## Data lines

>> begin

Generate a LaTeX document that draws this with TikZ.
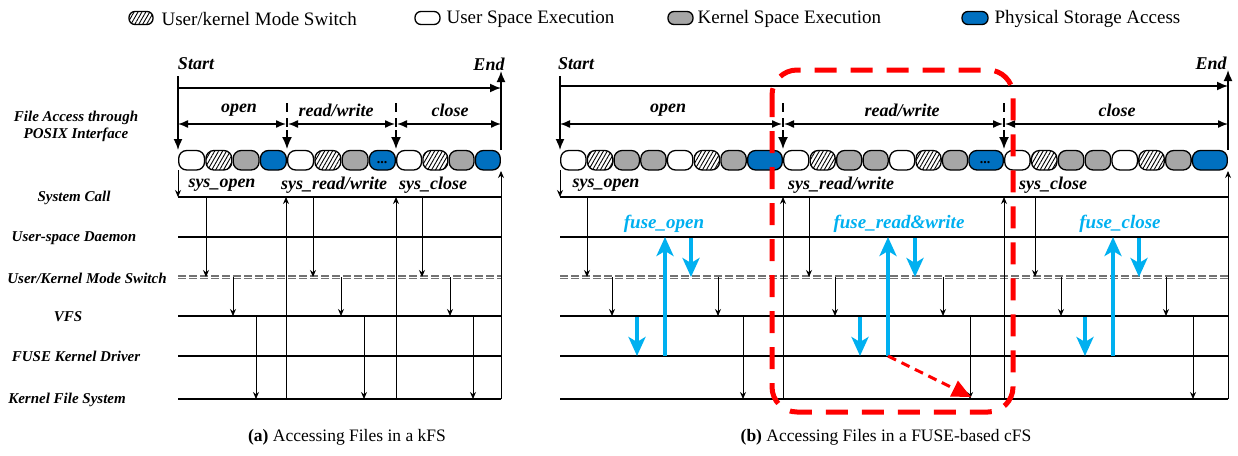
\documentclass[tikz,border=0pt]{standalone}
\usepackage{fontspec}
\setmainfont{Liberation Serif}
\usetikzlibrary{arrows.meta,patterns.meta,positioning}

\definecolor{kerngray}{RGB}{166,166,166}
\definecolor{diskblue}{RGB}{0,112,192}
\definecolor{fusecyan}{RGB}{0,176,240}

% lane heights
\def\ySC{197}
\def\yUD{237}
\def\yMS{277}
\def\yVFS{316}
\def\yFKD{356}
\def\yKFS{399}

\tikzset{
  pill/.style={draw=black, line width=1.3pt, rounded corners=8pt},
  userpill/.style={pill, fill=white},
  hatchpill/.style={pill, pattern={Lines[angle=60,distance=3.4pt,line width=0.9pt]}},
  kernpill/.style={pill, fill=kerngray},
  diskpill/.style={pill, fill=diskblue},
  lane/.style={line width=1.6pt},
  modelane/.style={draw=black!55, line width=1.4pt, double=white, double distance=0.9pt, dash pattern=on 8pt off 3pt},
  call/.style={line width=0.9pt, -{Stealth[length=7pt,width=6pt]}},
  fusecall/.style={draw=fusecyan, line width=4pt, -{Stealth[length=19pt,width=17pt,inset=5pt]}},
  span/.style={line width=1.4pt, {Latex[length=10pt,width=8pt]}-{Latex[length=10pt,width=8pt]}},
  border/.style={line width=1.6pt, -{Latex[length=11pt,width=9pt]}},
  marker/.style={line width=1.4pt, dash pattern=on 9pt off 6pt},
  drop/.style={line width=1.4pt, -{Latex[length=12pt,width=10pt]}},
  lanelabel/.style={font=\fontsize{15}{17}\selectfont\bfseries\itshape, align=center},
  phase/.style={font=\fontsize{18}{20}\selectfont\bfseries\itshape},
  fusename/.style={text=fusecyan, font=\fontsize{19}{21}\selectfont\bfseries\itshape},
  legendtext/.style={font=\fontsize{19}{21}\selectfont, anchor=west},
  caption/.style={font=\fontsize{17.5}{20}\selectfont},
  focusbox/.style={draw=red, line width=5pt, dash pattern=on 22pt off 14pt, rounded corners=25pt},
  redpath/.style={draw=red, line width=3pt, dash pattern=on 9pt off 6pt, -{Triangle[length=19pt,width=17pt]}}
}

\begin{document}
\begin{tikzpicture}[x=1pt, y=-1pt]
  \useasboundingbox (0,0) rectangle (1238,455);

  % Legend
  \draw[hatchpill, rounded corners=6pt] (129,11.5) rectangle (153,24.5);
  \node[legendtext] (legMode) at (158,19) {User/kernel Mode Switch};
  \draw[userpill, rounded corners=6pt] (415,11.5) rectangle (440,24.5);
  \node[legendtext] (legUser) at (443,19) {User Space Execution};
  \draw[kernpill, rounded corners=6pt] (668,11.5) rectangle (693,24.5);
  \node[legendtext] (legKern) at (694,19) {Kernel Space Execution};
  \draw[diskpill, rounded corners=6pt] (962,11.5) rectangle (988,24.5);
  \node[legendtext] (legDisk) at (991,19) {Physical Storage Access};

  % Lane labels
  \node[lanelabel] (lblPosix) at (76,126) {File Access through\\POSIX Interface};
  \node[lanelabel] (lblSC) at (74,198) {System Call};
  \node[lanelabel] (lblUD) at (74,238) {User-space Daemon};
  \node[lanelabel] (lblMS) at (87,278) {User/Kernel Mode Switch};
  \node[lanelabel] (lblVFS) at (68,317) {VFS};
  \node[lanelabel] (lblFKD) at (76,356) {FUSE Kernel Driver};
  \node[lanelabel] (lblKFS) at (67,400) {Kernel File System};

  %%%% (a) kFS
  \node[phase] (startA) at (196,64) {Start};
  \node[phase] (endA) at (489,64) {End};
  \draw[border] (178,76) -- (178,150);
  \draw[border] (178,88) -- (501,88);
  \draw[border] (501,150) -- (501,71);
  % phases
  \draw[span] (178,124) -- (286,124);
  \draw[span] (288,124) -- (395,124);
  \draw[span] (397,124) -- (501,124);
  \foreach \x in {287,396} {
    \draw[marker] (\x,103) -- (\x,130);
    \draw[drop] (\x,130) -- (\x,149);
  }
  \node[phase] (openA) at (239,110) {open};
  \node[phase] (rwA) at (336,110) {read/write};
  \node[phase] (closeA) at (450,110) {close};
  % execution pills
  \foreach \s/\e in {178/287, 287/396, 396/501} {
    \pgfmathsetmacro\p{(\e-\s)/4}
    \draw[userpill] (\s+0.7,150.5) rectangle (\s+\p-0.7,170);
    \draw[hatchpill] (\s+\p+0.7,150.5) rectangle (\s+2*\p-0.7,170);
    \draw[kernpill] (\s+2*\p+0.7,150.5) rectangle (\s+3*\p-0.7,170);
    \draw[diskpill] (\s+3*\p+0.7,150.5) rectangle (\e-0.7,170);
  }
  \node[font=\bfseries\fontsize{14}{14}\selectfont] (dotsA) at (382,163) {...};
  \node[phase] (sysOpenA) at (222,185) {sys\_open};
  \node[phase] (sysRwA) at (334,185) {sys\_read/write};
  \node[phase] (sysCloseA) at (433,185) {sys\_close};
  % lanes
  \foreach \y in {\ySC,\yUD,\yVFS,\yFKD,\yKFS}
    \draw[lane] (178,\y) -- (501,\y);
  \draw[modelane] (178,\yMS) -- (501,\yMS);
  % calls
  \draw[call] (178,170) -- (178,\ySC);
  \foreach \x in {206,313,422} \draw[call] (\x,\ySC) -- (\x,\yMS);
  \foreach \x in {233,341,450} \draw[call] (\x,\yMS) -- (\x,\yVFS);
  \foreach \x in {256,364,473} \draw[call] (\x,\yVFS) -- (\x,\yKFS);
  \foreach \x in {286,396} \draw[call] (\x,\yKFS) -- (\x,\ySC);
  \draw[line width=0.9pt] (501,\yKFS) -- (501,\ySC);
  \draw[call] (501,\ySC) -- (501,171);
  \node[caption] (capA) at (347,437) {\textbf{(a)} Accessing Files in a kFS};

  %%%% (b) FUSE-based cFS
  \node[phase] (startB) at (576,64) {Start};
  \node[phase] (endB) at (1211,63) {End};
  \draw[border] (560,76) -- (560,150);
  \draw[border] (560,86) -- (1228,86);
  \draw[border] (1228,150) -- (1228,70);
  % phases
  \draw[span] (560,124) -- (782,124);
  \draw[span] (784,124) -- (1003,124);
  \draw[span] (1005,124) -- (1228,124);
  \foreach \x in {783,1004} {
    \draw[marker] (\x,103) -- (\x,130);
    \draw[drop] (\x,130) -- (\x,149);
  }
  \node[phase] (openB) at (668,110) {open};
  \node[phase] (rwB) at (902,110) {read/write};
  \node[phase] (closeB) at (1117,110) {close};
  % execution pills
  \foreach \s/\e in {560/783, 783/1004, 1004/1228} {
    \pgfmathsetmacro\p{(\e-\s)/8.35}
    \foreach \i/\kind in {0/userpill,1/hatchpill,2/kernpill,3/kernpill,4/userpill,5/hatchpill,6/kernpill}
      \draw[\kind] (\s+\i*\p+0.7,150.5) rectangle (\s+\i*\p+\p-0.7,170);
    \draw[diskpill] (\s+7*\p+0.7,150.5) rectangle (\e-0.7,170);
  }
  \node[font=\bfseries\fontsize{14}{14}\selectfont] (dotsB) at (985,163) {...};
  \node[phase] (sysOpenB) at (606,185) {sys\_open};
  \node[phase] (sysRwB) at (841,185) {sys\_read/write};
  \node[phase] (sysCloseB) at (1053,185) {sys\_close};
  % lanes
  \foreach \y in {\ySC,\yUD,\yVFS,\yFKD,\yKFS}
    \draw[lane] (560,\y) -- (1228,\y);
  \draw[modelane] (560,\yMS) -- (1228,\yMS);
  % calls
  \draw[call] (560,170) -- (560,\ySC);
  \foreach \x in {587,809,1035} \draw[call] (\x,\ySC) -- (\x,\yMS);
  \foreach \x in {612,718,835,943,1061,1166} \draw[call] (\x,\yMS) -- (\x,\yVFS);
  \foreach \x in {743,970,1193} \draw[call] (\x,\yVFS) -- (\x,\yKFS);
  \foreach \x in {783,1004} \draw[call] (\x,\yKFS) -- (\x,\ySC);
  \draw[line width=0.9pt] (1228,\yKFS) -- (1228,\ySC);
  \draw[call] (1228,\ySC) -- (1228,171);
  % FUSE round trips
  \foreach \x in {637,860,1085} \draw[fusecall] (\x,\yVFS+1) -- (\x,\yFKD);
  \foreach \x in {665,888,1113} \draw[fusecall] (\x,\yFKD) -- (\x,\yUD);
  \foreach \x in {691,915,1139} \draw[fusecall] (\x,\yUD+1) -- (\x,\yMS);
  \node[fusename] (fuseOpen) at (664,224) {fuse\_open};
  \node[fusename] (fuseRw) at (899,224) {fuse\_read\&write};
  \node[fusename] (fuseClose) at (1120,224) {fuse\_close};
  % highlighted read/write
  \draw[redpath] (888,\yFKD) -- (971,397);
  \draw[focusbox] (772,70) rectangle (1013,412);
  \node[caption] (capB) at (886,437) {\textbf{(b)} Accessing Files in a FUSE-based cFS};
\end{tikzpicture}
\end{document}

>> end

## Aim of the task
Skip every picture and return the lines above from the top through the one that contains "(0,0) rectangle (1238,455);".

## Response to the exercise
Generate a LaTeX document that draws this with TikZ.
\documentclass[tikz,border=0pt]{standalone}
\usepackage{fontspec}
\setmainfont{Liberation Serif}
\usetikzlibrary{arrows.meta,patterns.meta,positioning}

\definecolor{kerngray}{RGB}{166,166,166}
\definecolor{diskblue}{RGB}{0,112,192}
\definecolor{fusecyan}{RGB}{0,176,240}

% lane heights
\def\ySC{197}
\def\yUD{237}
\def\yMS{277}
\def\yVFS{316}
\def\yFKD{356}
\def\yKFS{399}

\tikzset{
  pill/.style={draw=black, line width=1.3pt, rounded corners=8pt},
  userpill/.style={pill, fill=white},
  hatchpill/.style={pill, pattern={Lines[angle=60,distance=3.4pt,line width=0.9pt]}},
  kernpill/.style={pill, fill=kerngray},
  diskpill/.style={pill, fill=diskblue},
  lane/.style={line width=1.6pt},
  modelane/.style={draw=black!55, line width=1.4pt, double=white, double distance=0.9pt, dash pattern=on 8pt off 3pt},
  call/.style={line width=0.9pt, -{Stealth[length=7pt,width=6pt]}},
  fusecall/.style={draw=fusecyan, line width=4pt, -{Stealth[length=19pt,width=17pt,inset=5pt]}},
  span/.style={line width=1.4pt, {Latex[length=10pt,width=8pt]}-{Latex[length=10pt,width=8pt]}},
  border/.style={line width=1.6pt, -{Latex[length=11pt,width=9pt]}},
  marker/.style={line width=1.4pt, dash pattern=on 9pt off 6pt},
  drop/.style={line width=1.4pt, -{Latex[length=12pt,width=10pt]}},
  lanelabel/.style={font=\fontsize{15}{17}\selectfont\bfseries\itshape, align=center},
  phase/.style={font=\fontsize{18}{20}\selectfont\bfseries\itshape},
  fusename/.style={text=fusecyan, font=\fontsize{19}{21}\selectfont\bfseries\itshape},
  legendtext/.style={font=\fontsize{19}{21}\selectfont, anchor=west},
  caption/.style={font=\fontsize{17.5}{20}\selectfont},
  focusbox/.style={draw=red, line width=5pt, dash pattern=on 22pt off 14pt, rounded corners=25pt},
  redpath/.style={draw=red, line width=3pt, dash pattern=on 9pt off 6pt, -{Triangle[length=19pt,width=17pt]}}
}

\begin{document}
\begin{tikzpicture}[x=1pt, y=-1pt]
  \useasboundingbox (0,0) rectangle (1238,455);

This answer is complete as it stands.